» Direction: Transcribe the whole listing below without changing a word, but leave out every image.

» Provided data:
☆ ☆ ☆ ☆
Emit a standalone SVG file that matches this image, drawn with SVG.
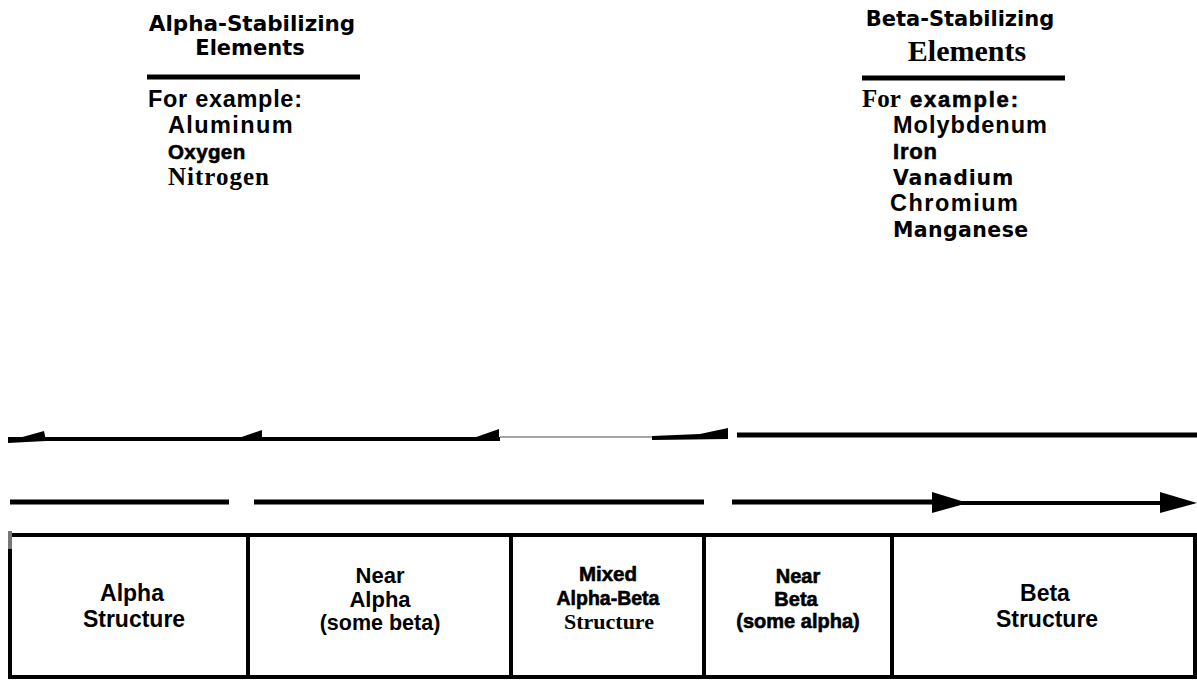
<svg xmlns="http://www.w3.org/2000/svg" width="1197" height="680" viewBox="0 0 1197 680">
<style>
.s{font-family:"Liberation Sans",Arial,sans-serif;font-weight:bold;fill:#000}
.d{font-family:"DejaVu Sans",Verdana,sans-serif;font-weight:bold;fill:#000}
.r{font-family:"Liberation Serif","Times New Roman",serif;font-weight:bold;fill:#000}
.k{stroke:#000;stroke-width:0.6}
.ln{stroke:#000;stroke-width:5;fill:none}
.cell{fill:#fff;stroke:#000;stroke-width:4}
.dv{stroke:#000;stroke-width:4}
</style>
<rect width="1197" height="680" fill="#fff"/>
<g id="alpha-elements">
<text class="d" font-size="21.5" x="252" y="31" text-anchor="middle">Alpha-Stabilizing</text>
<text class="d" font-size="21" x="250" y="55" text-anchor="middle">Elements</text>
<line class="ln" x1="147" y1="77" x2="360" y2="77"/>
<text class="s" font-size="23.5" letter-spacing="0.7" x="148" y="107">For example:</text>
<text class="s" font-size="23.5" letter-spacing="1.4" x="168" y="133">Aluminum</text>
<text class="s k" font-size="20.5" letter-spacing="0.4" x="168" y="159">Oxygen</text>
<text class="r" font-size="25" letter-spacing="1" x="168" y="185">Nitrogen</text>
</g>
<g id="beta-elements">
<text class="d" font-size="21" x="960" y="26" text-anchor="middle">Beta-Stabilizing</text>
<text class="r" font-size="30" x="967" y="61" text-anchor="middle">Elements</text>
<line class="ln" x1="862" y1="78" x2="1065" y2="78"/>
<text class="r" font-size="25" x="862" y="107">For</text>
<text class="s k" font-size="22" letter-spacing="1.8" x="910" y="107">example:</text>
<text class="s" font-size="23.5" letter-spacing="1" x="893" y="133">Molybdenum</text>
<text class="s k" font-size="22" letter-spacing="0.8" x="893" y="159">Iron</text>
<text class="d" font-size="20.5" letter-spacing="0.8" x="893" y="185">Vanadium</text>
<text class="s" font-size="23.5" letter-spacing="1.5" x="890" y="211">Chromium</text>
<text class="d" font-size="20.5" letter-spacing="0.4" x="893" y="237">Manganese</text>
</g>
<g id="connectors">
<line x1="8" y1="439" x2="500" y2="439" stroke="#000" stroke-width="4"/>
<polygon points="8,441 44,431 46,441 8,443" fill="#000"/>
<polygon points="230,441 262,430 262,441" fill="#000"/>
<polygon points="465,441 499,429 499,441" fill="#000"/>
<line x1="500" y1="437" x2="652" y2="437" stroke="#888" stroke-width="1.5"/>
<polygon points="652,436 700,434 728,428 728,439 652,440" fill="#000"/>
<line class="ln" x1="737" y1="435" x2="1197" y2="435"/>
<line class="ln" x1="10" y1="502" x2="229" y2="502"/>
<line class="ln" x1="254" y1="502" x2="704" y2="502"/>
<line class="ln" x1="732" y1="502" x2="935" y2="502"/>
<line x1="935" y1="503" x2="1165" y2="503" stroke="#000" stroke-width="4"/>
<polygon points="932,492 968,503 932,513" fill="#000"/>
<polygon points="1160,492 1197,503 1160,513" fill="#000"/>
</g>
<g id="box">
<rect class="cell" x="10" y="535" width="1185" height="142"/>
<rect x="8" y="531" width="4" height="18" fill="#777"/>
<line class="dv" x1="248" y1="535" x2="248" y2="677"/>
<line class="dv" x1="511" y1="535" x2="511" y2="677"/>
<line class="dv" x1="704" y1="535" x2="704" y2="677"/>
<line class="dv" x1="892" y1="535" x2="892" y2="677"/>
</g>
<g id="alpha-structure">
<text class="s" font-size="23" x="132" y="601" text-anchor="middle">Alpha</text>
<text class="s" font-size="23" x="134" y="627" text-anchor="middle">Structure</text>
</g>
<g id="near-alpha">
<text class="s" font-size="22" x="380" y="583" text-anchor="middle">Near</text>
<text class="s" font-size="22" x="380" y="607" text-anchor="middle">Alpha</text>
<text class="s" font-size="21.5" x="380" y="630" text-anchor="middle">(some beta)</text>
</g>
<g id="mixed">
<text class="s k" font-size="20.5" x="608" y="581" text-anchor="middle">Mixed</text>
<text class="s k" font-size="19.5" x="608" y="605" text-anchor="middle">Alpha-Beta</text>
<text class="r" font-size="22" x="609" y="629" text-anchor="middle">Structure</text>
</g>
<g id="near-beta">
<text class="s k" font-size="20" x="798" y="583" text-anchor="middle">Near</text>
<text class="s k" font-size="20" x="796" y="606" text-anchor="middle">Beta</text>
<text class="s k" font-size="20" x="798" y="628" text-anchor="middle">(some alpha)</text>
</g>
<g id="beta-structure">
<text class="s" font-size="23" x="1045" y="601" text-anchor="middle">Beta</text>
<text class="s" font-size="23" x="1047" y="627" text-anchor="middle">Structure</text>
</g>
</svg>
☆ ☆ ☆ ☆
» Solution to this task:
Emit a standalone SVG file that matches this image, drawn with SVG.
<svg xmlns="http://www.w3.org/2000/svg" width="1197" height="680" viewBox="0 0 1197 680">
<style>
.s{font-family:"Liberation Sans",Arial,sans-serif;font-weight:bold;fill:#000}
.d{font-family:"DejaVu Sans",Verdana,sans-serif;font-weight:bold;fill:#000}
.r{font-family:"Liberation Serif","Times New Roman",serif;font-weight:bold;fill:#000}
.k{stroke:#000;stroke-width:0.6}
.ln{stroke:#000;stroke-width:5;fill:none}
.cell{fill:#fff;stroke:#000;stroke-width:4}
.dv{stroke:#000;stroke-width:4}
</style>
<rect width="1197" height="680" fill="#fff"/>
<g id="alpha-elements">
<text class="d" font-size="21.5" x="252" y="31" text-anchor="middle">Alpha-Stabilizing</text>
<text class="d" font-size="21" x="250" y="55" text-anchor="middle">Elements</text>
<line class="ln" x1="147" y1="77" x2="360" y2="77"/>
<text class="s" font-size="23.5" letter-spacing="0.7" x="148" y="107">For example:</text>
<text class="s" font-size="23.5" letter-spacing="1.4" x="168" y="133">Aluminum</text>
<text class="s k" font-size="20.5" letter-spacing="0.4" x="168" y="159">Oxygen</text>
<text class="r" font-size="25" letter-spacing="1" x="168" y="185">Nitrogen</text>
</g>
<g id="beta-elements">
<text class="d" font-size="21" x="960" y="26" text-anchor="middle">Beta-Stabilizing</text>
<text class="r" font-size="30" x="967" y="61" text-anchor="middle">Elements</text>
<line class="ln" x1="862" y1="78" x2="1065" y2="78"/>
<text class="r" font-size="25" x="862" y="107">For</text>
<text class="s k" font-size="22" letter-spacing="1.8" x="910" y="107">example:</text>
<text class="s" font-size="23.5" letter-spacing="1" x="893" y="133">Molybdenum</text>
<text class="s k" font-size="22" letter-spacing="0.8" x="893" y="159">Iron</text>
<text class="d" font-size="20.5" letter-spacing="0.8" x="893" y="185">Vanadium</text>
<text class="s" font-size="23.5" letter-spacing="1.5" x="890" y="211">Chromium</text>
<text class="d" font-size="20.5" letter-spacing="0.4" x="893" y="237">Manganese</text>
</g>
<g id="connectors">
<line x1="8" y1="439" x2="500" y2="439" stroke="#000" stroke-width="4"/>
<polygon points="8,441 44,431 46,441 8,443" fill="#000"/>
<polygon points="230,441 262,430 262,441" fill="#000"/>
<polygon points="465,441 499,429 499,441" fill="#000"/>
<line x1="500" y1="437" x2="652" y2="437" stroke="#888" stroke-width="1.5"/>
<polygon points="652,436 700,434 728,428 728,439 652,440" fill="#000"/>
<line class="ln" x1="737" y1="435" x2="1197" y2="435"/>
<line class="ln" x1="10" y1="502" x2="229" y2="502"/>
<line class="ln" x1="254" y1="502" x2="704" y2="502"/>
<line class="ln" x1="732" y1="502" x2="935" y2="502"/>
<line x1="935" y1="503" x2="1165" y2="503" stroke="#000" stroke-width="4"/>
<polygon points="932,492 968,503 932,513" fill="#000"/>
<polygon points="1160,492 1197,503 1160,513" fill="#000"/>
</g>
<g id="box">
<rect class="cell" x="10" y="535" width="1185" height="142"/>
<rect x="8" y="531" width="4" height="18" fill="#777"/>
<line class="dv" x1="248" y1="535" x2="248" y2="677"/>
<line class="dv" x1="511" y1="535" x2="511" y2="677"/>
<line class="dv" x1="704" y1="535" x2="704" y2="677"/>
<line class="dv" x1="892" y1="535" x2="892" y2="677"/>
</g>
<g id="alpha-structure">
<text class="s" font-size="23" x="132" y="601" text-anchor="middle">Alpha</text>
<text class="s" font-size="23" x="134" y="627" text-anchor="middle">Structure</text>
</g>
<g id="near-alpha">
<text class="s" font-size="22" x="380" y="583" text-anchor="middle">Near</text>
<text class="s" font-size="22" x="380" y="607" text-anchor="middle">Alpha</text>
<text class="s" font-size="21.5" x="380" y="630" text-anchor="middle">(some beta)</text>
</g>
<g id="mixed">
<text class="s k" font-size="20.5" x="608" y="581" text-anchor="middle">Mixed</text>
<text class="s k" font-size="19.5" x="608" y="605" text-anchor="middle">Alpha-Beta</text>
<text class="r" font-size="22" x="609" y="629" text-anchor="middle">Structure</text>
</g>
<g id="near-beta">
<text class="s k" font-size="20" x="798" y="583" text-anchor="middle">Near</text>
<text class="s k" font-size="20" x="796" y="606" text-anchor="middle">Beta</text>
<text class="s k" font-size="20" x="798" y="628" text-anchor="middle">(some alpha)</text>
</g>
<g id="beta-structure">
<text class="s" font-size="23" x="1045" y="601" text-anchor="middle">Beta</text>
<text class="s" font-size="23" x="1047" y="627" text-anchor="middle">Structure</text>
</g>
</svg>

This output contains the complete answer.